__Prompt__. Type out the data exactly as given. Skip any image.

********************

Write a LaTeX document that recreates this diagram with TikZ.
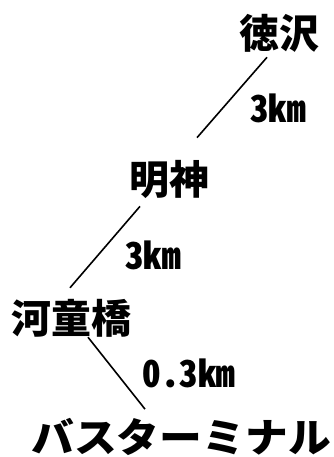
\documentclass[tikz,border=0pt]{standalone}
\usepackage{fontspec}
\newfontfamily\jpfont{Noto Sans CJK JP}[CharacterWidth=Half]
\tikzset{
  stop/.style={font=\jpfont\bfseries\fontsize{40}{40}\selectfont, inner sep=0pt},
  dist/.style={font=\jpfont\bfseries\fontsize{37}{37}\selectfont, inner sep=0pt},
  road/.style={line width=1.6pt}
}
\begin{document}
\begin{tikzpicture}[x=1pt, y=-1pt]
    \useasboundingbox (0,0) rectangle (333,457);
    % stops
    \node [stop] (toku) at (279,33) {徳沢};
    \node [stop] (myo) at (169,179) {明神};
    \node [stop] (kappa) at (71,318) {河童橋};
    \node [stop, xscale=1.07] (bus) at (181,437) {バスターミナル};
    % distances
    \node [dist] (d1) at (278,108) {3km};
    \node [dist] (d2) at (153,255) {3km};
    \node [dist] (d3) at (189,373) {0.3km};
    % roads
    \draw [road] ([shift={(-12,5)}]toku.south) -- ([shift={(28,-22)}]myo.north);
    \draw [road] ([shift={(-29,8)}]myo.south) -- ([shift={(-1,-11)}]kappa.north);
    \draw [road] ([shift={(17,0)}]kappa.south) -- ([shift={(-36,-9)}]bus.north);
\end{tikzpicture}
\end{document}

********************

__Result of this task__.
Write a LaTeX document that recreates this diagram with TikZ.
\documentclass[tikz,border=0pt]{standalone}
\usepackage{fontspec}
\newfontfamily\jpfont{Noto Sans CJK JP}[CharacterWidth=Half]
\tikzset{
  stop/.style={font=\jpfont\bfseries\fontsize{40}{40}\selectfont, inner sep=0pt},
  dist/.style={font=\jpfont\bfseries\fontsize{37}{37}\selectfont, inner sep=0pt},
  road/.style={line width=1.6pt}
}
\begin{document}
\begin{tikzpicture}[x=1pt, y=-1pt]
    \useasboundingbox (0,0) rectangle (333,457);
    % stops
    \node [stop] (toku) at (279,33) {徳沢};
    \node [stop] (myo) at (169,179) {明神};
    \node [stop] (kappa) at (71,318) {河童橋};
    \node [stop, xscale=1.07] (bus) at (181,437) {バスターミナル};
    % distances
    \node [dist] (d1) at (278,108) {3km};
    \node [dist] (d2) at (153,255) {3km};
    \node [dist] (d3) at (189,373) {0.3km};
    % roads
    \draw [road] ([shift={(-12,5)}]toku.south) -- ([shift={(28,-22)}]myo.north);
    \draw [road] ([shift={(-29,8)}]myo.south) -- ([shift={(-1,-11)}]kappa.north);
    \draw [road] ([shift={(17,0)}]kappa.south) -- ([shift={(-36,-9)}]bus.north);
\end{tikzpicture}
\end{document}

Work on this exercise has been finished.